Two recent cases have confirmed that a genuine volunteer does not have the protection of the law on discrimination or unfair dismissal.

In X v Mid Sussex Citizens Advice Bureau, the claimant was a part-time unpaid volunteer with Mid Sussex Citizens Advice Bureau (CAB), working under a volunteer agreement which was expressly stated to be "binding in honour only" and not to be a contract of employment.  She was asked to cease to attend the CAB as a volunteer, and brought a claim on the grounds that she was discriminated against because of her disability. 

9th December 2009

Two recent cases have confirmed that a genuine volunteer does not have the protection of the law on discrimination or unfair dismissal.

In X v Mid Sussex Citizens Advice Bureau, the claimant was a part-time unpaid volunteer with Mid Sussex Citizens Advice Bureau (CAB), working under a volunteer agreement which was expressly stated to be "binding in honour only" and not to be a contract of employment.  She was asked to cease to attend the CAB as a volunteer, and brought a claim on the grounds that she was discriminated against because of her disability. 

The EAT struck out her claim holding that volunteers are not protected by either the DDA or the European Framework Directive. Her position was not covered by the definition of "employment" because of the lack of a legally binding contract, nor did the prohibition on discrimination as regards "occupation" extend to cover voluntary workers. The EAT held that "occupation" refers to qualifications and professional requirements needed for access to employment or promotion.  Further, the EAT held that the claimant was not a "worker" in terms of the DDA or the Directive.  In the claimant's case, there were insufficient obligations on the parties to create the mutuality of obligation that is a fundamental element of an employment relationship.

The principles in the case extend to discrimination on all other grounds. 
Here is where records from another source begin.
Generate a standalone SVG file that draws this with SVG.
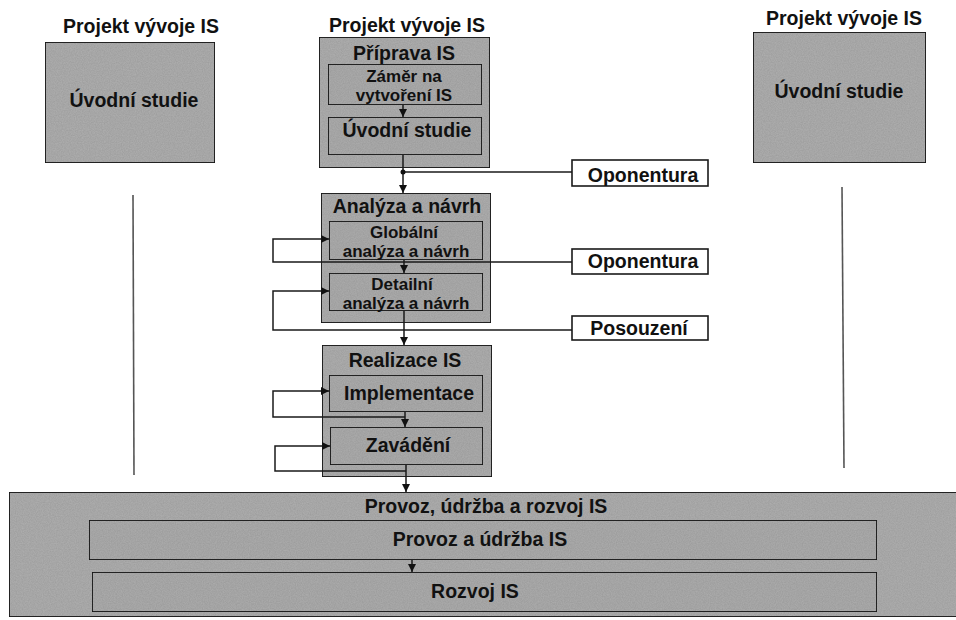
<svg xmlns="http://www.w3.org/2000/svg" width="956" height="620" viewBox="0 0 956 620">
  <defs>
    <!-- fine print grain for the shaded panels -->
    <filter id="grain" x="0" y="0" width="100%" height="100%">
      <feTurbulence type="fractalNoise" baseFrequency="0.85" numOctaves="2" seed="3" result="n"/>
      <feColorMatrix in="n" type="matrix" values="0 0 0 0 0  0 0 0 0 0  0 0 0 0 0  0 0 0 0.24 0" result="dark"/>
      <feComposite in="dark" in2="SourceGraphic" operator="in" result="dots"/>
      <feMerge><feMergeNode in="SourceGraphic"/><feMergeNode in="dots"/></feMerge>
    </filter>
    <marker id="arrow" viewBox="0 0 10 10" refX="10" refY="5" markerWidth="8" markerHeight="8" markerUnits="userSpaceOnUse" orient="auto">
      <path d="M0,0 L10,5 L0,10 z" fill="#111"/>
    </marker>
    <style>
      .panel { fill: #b0b0b0; stroke: #1a1a1a; stroke-width: 1.8; filter: url(#grain); }
      .inner { fill: #aeaeae; stroke: #1a1a1a; stroke-width: 1.8; filter: url(#grain); }
      .label { fill: #fff; stroke: #1a1a1a; stroke-width: 1.6; }
      .t { font-family: "Liberation Sans", Arial, sans-serif; font-weight: bold; font-size: 19.5px; fill: #111; text-anchor: middle; }
      .s { font-size: 17px; }
      .c { fill: none; stroke: #1a1a1a; stroke-width: 1.5; }
      .a { fill: none; stroke: #1a1a1a; stroke-width: 1.5; marker-end: url(#arrow); }
      .guide { stroke: #555; stroke-width: 1.6; }
    </style>
  </defs>
  <rect width="956" height="620" fill="#fff"/>

  <!-- left project -->
  <g id="project-left">
    <text class="t" x="141" y="33">Projekt vývoje IS</text>
    <rect class="panel" x="45" y="42" width="170" height="121"/>
    <text class="t" x="134" y="107">Úvodní studie</text>
    <line class="guide" x1="133" y1="195" x2="134" y2="475"/>
  </g>

  <!-- right project -->
  <g id="project-right">
    <text class="t" x="844" y="25">Projekt vývoje IS</text>
    <rect class="panel" x="753" y="32" width="173" height="131"/>
    <text class="t" x="839" y="98">Úvodní studie</text>
    <line class="guide" x1="842" y1="187" x2="844" y2="468"/>
  </g>

  <!-- centre project title -->
  <g id="project-centre">
    <text class="t" x="407" y="32">Projekt vývoje IS</text>
  </g>

  <!-- preparation phase -->
  <g id="priprava">
    <rect class="panel" x="319" y="37" width="171" height="131"/>
    <text class="t" x="404" y="60">Příprava IS</text>
  </g>
  <g id="zamer">
    <rect class="inner" x="328" y="64" width="154" height="41"/>
    <text class="t s" x="404" y="82">Záměr na</text>
    <text class="t s" x="404" y="101">vytvoření IS</text>
  </g>
  <g id="uvodni-studie">
    <rect class="inner" x="328" y="117" width="154" height="38"/>
    <text class="t" x="407" y="137">Úvodní studie</text>
  </g>

  <!-- analysis and design phase -->
  <g id="analyza">
    <rect class="panel" x="321" y="193" width="170" height="130"/>
    <text class="t" x="407" y="213">Analýza a návrh</text>
  </g>
  <g id="globalni">
    <rect class="inner" x="329" y="221" width="154" height="39"/>
    <text class="t s" x="404" y="238">Globální</text>
    <text class="t s" x="406" y="257">analýza a návrh</text>
  </g>
  <g id="detailni">
    <rect class="inner" x="329" y="273" width="154" height="38"/>
    <text class="t s" x="402" y="290">Detailní</text>
    <text class="t s" x="406" y="309">analýza a návrh</text>
  </g>

  <!-- realisation phase -->
  <g id="realizace">
    <rect class="panel" x="322" y="345" width="170" height="132"/>
    <text class="t" x="405" y="367">Realizace IS</text>
  </g>
  <g id="implementace">
    <rect class="inner" x="329" y="375" width="154" height="37"/>
    <text class="t" x="409" y="400">Implementace</text>
  </g>
  <g id="zavadeni">
    <rect class="inner" x="330" y="427" width="153" height="38"/>
    <text class="t" x="408" y="452">Zavádění</text>
  </g>

  <!-- review labels -->
  <g id="oponentura-1">
    <rect class="label" x="572" y="160" width="136" height="26"/>
    <text class="t" x="643" y="182">Oponentura</text>
  </g>
  <g id="oponentura-2">
    <rect class="label" x="572" y="249" width="136" height="25"/>
    <text class="t" x="643" y="268">Oponentura</text>
  </g>
  <g id="posouzeni">
    <rect class="label" x="572" y="316" width="136" height="24"/>
    <text class="t" x="639" y="335">Posouzení</text>
  </g>

  <!-- operation, maintenance and development -->
  <g id="provoz-udrzba-rozvoj">
    <rect class="panel" x="9" y="492" width="960" height="125"/>
    <text class="t" x="486" y="513">Provoz, údržba a rozvoj IS</text>
  </g>
  <g id="provoz-udrzba">
    <rect class="inner" x="89" y="520" width="788" height="40"/>
    <text class="t" x="480" y="546">Provoz a údržba IS</text>
  </g>
  <g id="rozvoj">
    <rect class="inner" x="92" y="572" width="785" height="40"/>
    <text class="t" x="475" y="598">Rozvoj IS</text>
  </g>

  <!-- connectors -->
  <g id="connectors">
    <line class="a" x1="403" y1="105" x2="403" y2="117"/>
    <line class="a" x1="403" y1="155" x2="403" y2="193"/>
    <line class="c" x1="572" y1="172" x2="403" y2="172"/>
    <circle cx="403" cy="172" r="2.5" fill="#111"/>

    <line class="a" x1="404" y1="260" x2="404" y2="273"/>
    <path class="a" d="M572,262 H273 V239 H329"/>

    <line class="a" x1="404" y1="311" x2="404" y2="345"/>
    <path class="a" d="M572,330 H273 V291 H329"/>

    <line class="a" x1="405" y1="412" x2="405" y2="427"/>
    <path class="a" d="M405,417 H273 V391 H329"/>

    <line class="a" x1="406" y1="465" x2="406" y2="492"/>
    <path class="a" d="M406,471 H275 V446 H330"/>

    <line class="a" x1="412" y1="560" x2="412" y2="572"/>
  </g>
</svg>
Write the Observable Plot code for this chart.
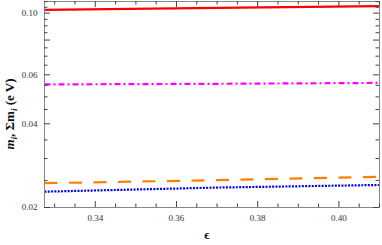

In Roberts v Salvation Army, the tribunal held that it did not have jurisdiction to hear an unfair dismissal claim from a former Salvation Army officer whose agreement with the Salvation Army specified that there was no intention to create a legally binding relationship.  Captain Roberts signed an agreement which stated that he gave himself "in response to the call of God and of my own free will to the work of the Salvation Army".  The agreement also provided that the parties' relationship was spiritual, not legal, no contract of service was created and the parties had a genuine intention to avoid any legal rights and obligations

Impact on employers

  • These decisions will come as a relief to the many organisations that rely on volunteers (it is estimated that approximately 1.75 billion volunteer hours were worked in 2007/08 in the UK).
  • However, it should be noted that the decisions are limited to volunteers without legally binding contracts. 
  • Volunteers who contract personally to do any work may be protected from discrimination by virtue of being workers or even employees. 
  • Charities and other organisations that rely on volunteers should review their current practices and documentation in relation to the use of volunteers.  Two areas of concern in particular are the termination of volunteer arrangements and the preparation of relevant documentation so that the volunteer is not elevated to the protected status of worker or employee.